É bem simplista e dá pouco espaço para qualquer tipo de customização dos personagens ao longo da progressão do jogo. A mesma coisa se aplica ao sistema de equipamentos do jogo, que se restringe a comprar os melhores equips disponíveis na próxima loja que você encontrar pelo caminho, com cada personagem ficando atrelado a um ou dois tipos diferentes de armas.
Dito isso, é importante ressaltar um dos elementos mais especiais e marcantes de Octopath Traveler II: o seu visual e trilha sonora. Apesar de sofrer com algumas quedas de FPS bem estranhas ao longo da exploração do mapa do jogo, algo facilmente corrigível em patches futuros, o estilo “HD-2D”, inovado pelo primeiro título da série, é incrível rodando no PS5 e extremamente cativante se você é fã desse estilo gráfico mais pixelado.
Por sua vez, a trilha sonora é uma das mais incríveis que eu tive o prazer de ouvir nos últimos anos, com diversas canções bem marcantes e que acabam te cativando e te deixando com um imenso desejo de ouvi-las mesmo quando não está jogando. É realmente um outro ponto altíssimo da experiência e uma que merece que você jogue com fones de ouvidos para apreciar.
Cabe dizer ainda que a dublagem tanto em japonês quanto em inglês ajudam a dar ainda mais vida aos personagens e a demonstrar a personalidade e origem única de cada um deles através dos seus trejeitos e sotaques. O único ponto negativo fica por conta da ausência de legendas em português, algo que vinha se tornando comum nos jogos da Square Enix.

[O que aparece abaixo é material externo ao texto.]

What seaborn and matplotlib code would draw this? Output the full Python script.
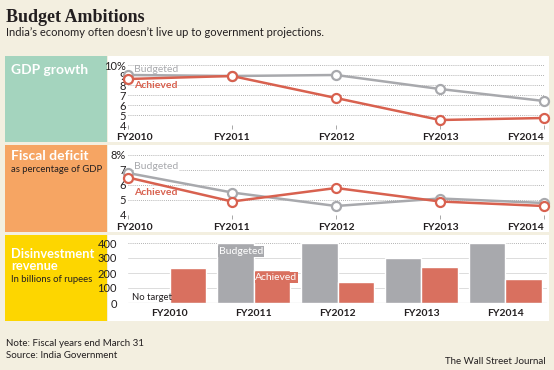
import matplotlib
matplotlib.use('Agg')

import matplotlib.pyplot as plt
import matplotlib.transforms as mtransforms
import seaborn as sns
import pandas as pd
import numpy as np
from matplotlib.patches import Rectangle

years = ['FY2010', 'FY2011', 'FY2012', 'FY2013', 'FY2014']

gdp_budgeted = [9.0, 8.9, 9.0, 7.6, 6.4]
gdp_achieved = [8.6, 8.9, 6.7, 4.5, 4.7]

deficit_budgeted = [6.8, 5.5, 4.6, 5.1, 4.8]
deficit_achieved = [6.5, 4.9, 5.8, 4.9, 4.6]

disinv_budgeted = [np.nan, 400, 400, 300, 400]
disinv_achieved = [235, 220, 140, 240, 157]

BG = '#f3efe0'
GREEN = '#a4d4be'
ORANGE = '#f6a563'
YELLOW = '#fdd600'
GREY = '#a8a9ad'
RED = '#d9705f'
LINE_RED = '#d8614f'
DARK = '#231f20'

W, H = 554, 370

sns.set_theme(style='white')
plt.rcParams['font.family'] = ['Lato', 'DejaVu Sans']

fig = plt.figure(figsize=(W / 100, H / 100), dpi=100)
fig.patch.set_facecolor(BG)

# background axes in pixel coords
bg = fig.add_axes([0, 0, 1, 1])
bg.set_xlim(0, W)
bg.set_ylim(H, 0)
bg.axis('off')

panels = [(56, 142, GREEN), (145, 232, ORANGE), (235, 321, YELLOW)]
for top, bottom, col in panels:
    bg.add_patch(Rectangle((5, top), 102, bottom - top, color=col, lw=0))
    bg.add_patch(Rectangle((108, top), 441, bottom - top, color='white', lw=0))

bg.text(6, 17, 'Budget Ambitions', family='Liberation Serif', weight='bold',
        fontsize=13, color=DARK, va='center')
bg.text(6, 33, "India\u2019s economy often doesn\u2019t live up to government projections.",
        fontsize=8, color=DARK, va='center')

bg.text(11, 70, 'GDP growth', color='white', weight='bold', fontsize=10, va='center')
bg.text(11, 156, 'Fiscal deficit', color='white', weight='bold', fontsize=10, va='center')
bg.text(11, 169, 'as percentage of GDP', color=DARK, fontsize=6.8, va='center')
bg.text(11, 254, 'Disinvestment', color='white', weight='bold', fontsize=9.3, va='center')
bg.text(11, 266, 'revenue', color='white', weight='bold', fontsize=9.3, va='center')
bg.text(11, 280, 'In billions of rupees', color=DARK, fontsize=6.8, va='center')

bg.text(6, 344, 'Note: Fiscal years end March 31', color=DARK, fontsize=7, va='center')
bg.text(6, 356, 'Source: India Government', color=DARK, fontsize=7, va='center')
bg.text(546, 361, 'The Wall Street Journal', color=DARK, fontsize=7, va='center', ha='right')


def px_axes(x0, y0, x1, y1):
    a = fig.add_axes([x0 / W, 1 - y1 / H, (x1 - x0) / W, (y1 - y0) / H])
    a.patch.set_alpha(0)
    for s in a.spines.values():
        s.set_visible(False)
    return a


def line_panel(ax, budgeted, achieved, ylo, yhi):
    df = pd.DataFrame({
        'year': years * 2,
        'value': budgeted + achieved,
        'series': ['Budgeted'] * 5 + ['Achieved'] * 5,
    })
    sns.lineplot(data=df, x='year', y='value', hue='series',
                 palette={'Budgeted': GREY, 'Achieved': LINE_RED},
                 marker='o', markersize=6.5, markerfacecolor='white',
                 markeredgewidth=1.6, linewidth=1.8, legend=False,
                 ax=ax, clip_on=False, zorder=3)
    for ln in ax.lines:
        ln.set_markeredgecolor(ln.get_color())
    ax.set_xlim(0, 4)
    ax.set_ylim(ylo, yhi)
    ticks = list(range(ylo, yhi + 1))
    ax.set_yticks(ticks)
    ax.set_yticklabels([str(t) if t < yhi else f'{t}%' for t in ticks])
    for t in ticks:
        ax.axhline(t, color='#9a9a9a', lw=0.6, ls=(0, (1, 1.5)), zorder=0)
    ax.set_xlabel('')
    ax.set_ylabel('')
    ax.tick_params(axis='y', length=0, pad=1.5, labelsize=8, labelcolor=DARK)
    ax.tick_params(axis='x', length=3, width=0.6, color='#999999', pad=3,
                   labelsize=7.5, labelcolor=DARK, direction='out')
    ax.xaxis.set_ticks_position('bottom')
    labs = ax.get_xticklabels()
    for lab in labs:
        lab.set_fontweight('bold')
    labs[-1].set_horizontalalignment('right')
    # nudge the first year label off the coloured box
    shift = mtransforms.ScaledTranslation(6 / 100, 0, fig.dpi_scale_trans)
    labs[0].set_transform(labs[0].get_transform() + shift)


ax1 = px_axes(128, 65, 544, 125)
line_panel(ax1, gdp_budgeted, gdp_achieved, 4, 10)
ax1.text(0.06, 9.5, 'Budgeted', color=GREY, fontsize=7.5, va='center')
ax1.text(0.06, 7.9, 'Achieved', color=LINE_RED, fontsize=7.5, weight='bold', va='center')

ax2 = px_axes(128, 155, 544, 215)
line_panel(ax2, deficit_budgeted, deficit_achieved, 4, 8)
ax2.text(0.06, 7.2, 'Budgeted', color=GREY, fontsize=7.5, va='center',
         bbox=dict(facecolor='white', edgecolor='none', pad=0.5))
ax2.text(0.06, 5.5, 'Achieved', color=LINE_RED, fontsize=7.5, weight='bold', va='center')

# bar panel
ax3 = px_axes(128, 243, 547, 303)
bars = pd.DataFrame({
    'year': years * 2,
    'value': disinv_budgeted + disinv_achieved,
    'series': ['Budgeted'] * 5 + ['Achieved'] * 5,
})
sns.barplot(data=bars, x='year', y='value', hue='series',
            palette={'Budgeted': GREY, 'Achieved': RED}, width=0.87,
            saturation=1, legend=False, ax=ax3, zorder=3)
ax3.set_xlim(-0.5, 4.5)
ax3.set_ylim(0, 400)
ax3.set_yticks([0, 100, 200, 300, 400])
for t in [100, 200, 300]:
    ax3.axhline(t, color='#dcdcdc', lw=0.7, zorder=0)
ax3.axhline(400, color='#9a9a9a', lw=0.6, ls=(0, (1, 1.5)), zorder=0)
ax3.axhline(0, color='#9a9a9a', lw=0.8, zorder=4)
ax3.set_xlabel('')
ax3.set_ylabel('')
ax3.tick_params(axis='y', length=0, pad=8, labelsize=8, labelcolor=DARK)
ax3.tick_params(axis='x', which='major', length=0, pad=4, labelsize=7.5,
                labelcolor=DARK)
for lab in ax3.get_xticklabels():
    lab.set_fontweight('bold')
ax3.set_xticks([0.5, 1.5, 2.5, 3.5], minor=True)
ax3.tick_params(axis='x', which='minor', length=10, width=0.6, color='#aaaaaa',
                direction='out')
ax3.text(0.58, 345, 'Budgeted', color='white', fontsize=7.5, va='center',
         ha='left', bbox=dict(facecolor=GREY, edgecolor='none', pad=0.6), zorder=5)
ax3.text(1.02, 169, 'Achieved', color='white', fontsize=7.5, va='center',
         ha='left', bbox=dict(facecolor=RED, edgecolor='none', pad=0.6), zorder=5)
ax3.text(-0.45, 40, 'No target', color=DARK, fontsize=6.8, va='center', ha='left')

fig.savefig('out.png', dpi=100, facecolor=BG)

Em resumo, fica claro que Octopath Traveler II é uma experiência bastante única e divertida e que vale imensamente a pena se você é fã de JRPGs mais clássicos. O grande destaque fica por conta da sua excelente narrativa, sabendo usar sua simplicidade a seu favor para contar as oito diferentes histórias que ele se propõe e a forma como elas eventualmente se conectam.
O combate, por sua vez, tem sua própria personalidade e apesar de não ser a coisa mais inovadora do mundo, é executado de forma tão competente e tão divertida que nem mesmo o excesso de encontros aleatórios consegue te fazer se cansar dele. Os únicos problemas ficam por conta mesmo da performance durante a exploração e o sistema de progressão e equipamentos bem simples.
Portanto, se você ama JRPGs e nunca teve a oportunidade de jogar um título do Team Asano, corre para jogar Octopath Traveler II. Esse é o melhor exemplo do porquê os jogos do estúdio se tornaram queridinhos dos fãs do gênero e nenhum dos seus tropeços é suficiente para reduzir em nada o crescente brilho desses desenvolvedores geniais.
Jogo analisado no PS5 com código fornecido pela Square Enix.
Veredito
Octopath Traveler II é um excelente exemplo de como lançar um JRPG clássico com uma roupagem moderna. Sua narrativa envolvente e personagens cativantes por si só já entregam um título imensamente valioso, mas é na rica simplicidade do seu combate que ele alcança um patamar ainda mais elevado. Os pequenos problemas técnicos, excesso de encontros aleatórios e o sistema de evolução de personagens simples são as únicas reclamações que se pode traçar sobre um título que encanta a cada minuto.
Veredict
Octopath Traveler II is an excelent example of how to release a classic JRPG with a modern flair. Its engaging narrative and captivating characters by themselves already deliver a highly valuable title, but it is on the rich simplicity of its combat where it reaches an even higher bar. The small technical issues, excessive random encounters and simplistic character evolution system are the only complaints that can be made about a title that delights at every minute.